This Is Stimulus?

One of the (no doubt many) economic time bombs in the bill could force employers to extend COBRA for decades. What’s the problem?

The HR departments for large employers are looking at this provision with great alarm, as indicated in this policy brief. PricewaterhouseCoopers produced an analysis which pegs the ten-year cost of this provision at $39 billion to $65 billion just for those current COBRA-eligible workers age 55 to 64. The estimated costs would be even higher if the analysis assumed, as is reasonable, that many more workers would elect early retirement if they were assured of access to group-rated insurance.

What would employers do if faced with the costs of implementing this provision? It’s fairly predictable. They would hire fewer workers, and pay their current employees less. Not exactly “stimulus.”

Indeed, this is exactly the kind of complex provision which should be considered by Congress only after careful study and a hearing or two to avoid unintended consequences. Certainly it has no business on a bill purportedly aimed at promoting short-term job growth. Unfortunately, logic and reason may not be enough to prevail in the current mad-dash rush to “pass something.”

I suspect that most of the bill is like that. This is madness. The Founders would be appalled at what has happened to the Republic.
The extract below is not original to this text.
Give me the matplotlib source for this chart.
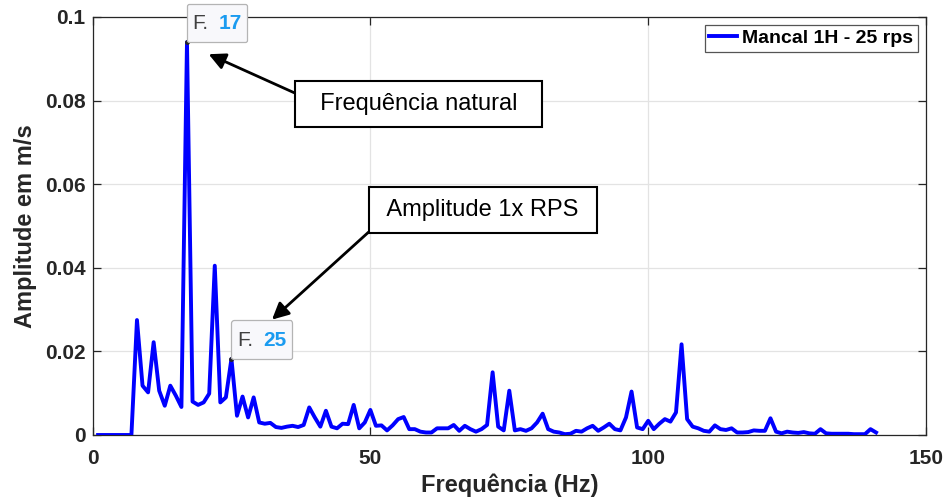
import numpy as np
import matplotlib
matplotlib.use("Agg")
import matplotlib.pyplot as plt
from matplotlib.offsetbox import TextArea, HPacker, VPacker, DrawingArea, AnnotationBbox

plt.rcParams['font.family'] = ['Liberation Sans', 'DejaVu Sans']

# Spectrum amplitude (m/s) at each 1 Hz bin, starting at 1 Hz
amp = [
    0, 0, 0, 0, 0, 0, 0,
    0.0275, 0.0118, 0.0102, 0.0222, 0.0106, 0.0070, 0.0118, 0.0094, 0.0067, 0.0940,
    0.0080, 0.0072, 0.0078, 0.0099, 0.0405, 0.0078, 0.0090, 0.0182, 0.0046, 0.0092,
    0.0042, 0.0090, 0.0030, 0.0027, 0.0029, 0.0019, 0.0017, 0.0020, 0.0022, 0.0019,
    0.0024, 0.0066, 0.0042, 0.0020, 0.0058, 0.0020, 0.0016, 0.0027, 0.0026, 0.0072,
    0.0016, 0.0030, 0.0060, 0.0022, 0.0023, 0.0011, 0.0023, 0.0038, 0.0043, 0.0014,
    0.0014, 0.0008, 0.0006, 0.0006, 0.0016, 0.0016, 0.0016, 0.0024, 0.0010, 0.0022,
    0.0014, 0.0008, 0.0014, 0.0024, 0.0150, 0.0020, 0.0011, 0.0106, 0.0011, 0.0014,
    0.0010, 0.0016, 0.0030, 0.0051, 0.0014, 0.0008, 0.0006, 0.0002, 0.0003, 0.0010,
    0.0008, 0.0016, 0.0022, 0.0010, 0.0018, 0.0027, 0.0014, 0.0011, 0.0042, 0.0104,
    0.0018, 0.0014, 0.0034, 0.0014, 0.0027, 0.0038, 0.0032, 0.0054, 0.0217, 0.0038,
    0.0020, 0.0016, 0.0010, 0.0008, 0.0023, 0.0014, 0.0012, 0.0016, 0.0006, 0.0006,
    0.0007, 0.0011, 0.0010, 0.0010, 0.0040, 0.0008, 0.0004, 0.0008, 0.0006, 0.0005,
    0.0007, 0.0004, 0.0003, 0.0014, 0.0004, 0.0003, 0.0003, 0.0003, 0.0003, 0.0002,
    0.0002, 0.0002, 0.0014, 0.0006,
]
freq = np.arange(1, len(amp) + 1)

series_label = "Mancal 1H - 25 rps"
xticks = [0, 50, 100, 150]
yticks = [0, 0.02, 0.04, 0.06, 0.08, 0.1]
ytick_labels = ["0", "0.02", "0.04", "0.06", "0.08", "0.1"]

# data tips (frequency of the marked bin)
tips = [17, 25]

dark = '#262626'

fig = plt.figure(figsize=(9.44, 5.0), dpi=100)
ax = fig.add_axes([0.098, 0.13, 0.883, 0.836])

ax.plot(freq, amp, color='#0000ff', lw=2.8, label=series_label, zorder=3)

ax.set_xlim(0, 150)
ax.set_ylim(0, 0.1)
ax.set_xticks(xticks)
ax.set_yticks(yticks)
ax.set_yticklabels(ytick_labels)
ax.grid(True, color='#e3e3e3', lw=0.9)
ax.set_axisbelow(True)

ax.tick_params(direction='in', length=6, width=0.9, top=True, right=True,
               labelsize=15, colors=dark)
ax.tick_params(axis='x', pad=10)
ax.tick_params(axis='y', pad=5)
for lab in ax.get_xticklabels() + ax.get_yticklabels():
    lab.set_fontweight('bold')
for sp in ax.spines.values():
    sp.set_color(dark)
    sp.set_linewidth(0.9)

ax.set_xlabel("Frequência (Hz)", fontsize=17, fontweight='bold', color=dark, labelpad=4)
ax.set_ylabel("Amplitude em m/s", fontsize=17, fontweight='bold', color=dark, labelpad=6)

leg = ax.legend(loc='upper right', handlelength=1.4, handletextpad=0.3,
                borderpad=0.25, borderaxespad=0.4, fancybox=False, framealpha=1,
                prop={'weight': 'bold', 'size': 14})
leg.get_frame().set_edgecolor('#555555')
leg.get_frame().set_linewidth(0.9)

# data tips
for f in tips:
    y = amp[f - 1]
    ax.plot([f], [y], marker='o', ms=2.5, color=dark, zorder=4)
    t1 = TextArea("F.", textprops=dict(color='#404040', size=15))
    t2 = TextArea(str(f), textprops=dict(color='#1a9bf0', size=15, weight='bold'))
    row = HPacker(children=[t1, t2], align='baseline', pad=0, sep=7)
    pack = VPacker(children=[DrawingArea(0, 3.5), row, DrawingArea(0, 2.5)],
                   align='left', pad=0, sep=0)
    ab = AnnotationBbox(pack, (f, y), xybox=(4, 4), boxcoords='offset points',
                        box_alignment=(0, 0), frameon=True,
                        bboxprops=dict(boxstyle='round,pad=0.4,rounding_size=0.15',
                                       facecolor='#f8f8fb', edgecolor='#b4b4b4', lw=0.9),
                        zorder=5)
    ax.add_artist(ab)

# text arrows
box = dict(boxstyle='square,pad=0.5', facecolor='white', edgecolor='black', lw=1.5)
ax.annotate("  Frequência natural  ", xy=(20.9, 0.0911), xytext=(58.7, 0.0792),
            fontsize=17, ha='center', va='center', bbox=box,
            arrowprops=dict(arrowstyle='-|>', mutation_scale=25, lw=2, color='black',
                            shrinkA=0, shrinkB=0, relpos=(0, 0.75)), zorder=6)
ax.annotate(" Amplitude 1x RPS ", xy=(32.3, 0.0276), xytext=(70.3, 0.0539),
            fontsize=17, ha='center', va='center', bbox=box,
            arrowprops=dict(arrowstyle='-|>', mutation_scale=25, lw=2, color='black',
                            shrinkA=0, shrinkB=0, relpos=(0, 0)), zorder=6)

fig.savefig("out.png", dpi=100)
7 thoughts on “This Is Stimulus?”

  1. I kinda hope it happens.

    Under ERISA, currently, a group health carrier cannot exclude or non-renew coverage for a group for any reason. They can, however, raise rates on a group up to sixty-seven percent per policy period.

    If fired or laid off employees keep their group health under COBRA indefinitely, then carriers will certainly raise rates the legal maximum every year. This will make it unaffordable to employers and effectively end group health forever.

    Afterwards, maybe we will have an authentic competitive market for health care services.

  2. Jardinero1,

    A Democratic Congress just passed a TRILLION dollar porkfest AFTER expanding S-CHIP. On what planet do you think increased health premiums won’t result in national health care? Because it isn’t this one.

  3. A closer look at the “stimulus” bill reveals provisions for data-sharing between health-care providers, with explicitly-written provisions for standardizing care and treatment across them (under direction of this new bureaucracy – they actually have the gall to claim it’ll reduce the cost of health care by reducing the number of new, “expensive” treatments!). We already get national health care – Stealth Health, if you will – from that. Given all that, I wouldn’t be surprised to find references to Lastday in this sandwich by this time tomorrow.

  4. Did you hear Limbaugh’s claim Mon afternoon? Viz: that there’s a provision in the ‘stimulus bill’ by which doctors could be prosecuted for treating patients who don’t meet ‘standards’ set by a heath tsar’s panel. The standards being, we don’t give you expensive treatments, or new ones, or experimental ones if you’re considered old enough that you should just ‘die and bear it.’ And the Tsar would have other sweeping powers to ration health care as well. All this apparently is directly out of a book that Daschle wrote a couple of years ago.

    Welcome to Soviet style health care. Bring on the heath care of the ’20’s…the 1920’s, that is. And let’s throw in some leaches as well, looking further into the glorious future (I mean ‘past’).

    Obama is the ultimate demonstration of the truth of the old saw that that there are some ideas so absurd that only an intellectual would fall for them. Being a Neo-Marxist, in this case and many others

    The ‘stimulus’ bill is a total lie – it’s just railroading us into socialist dogma in action.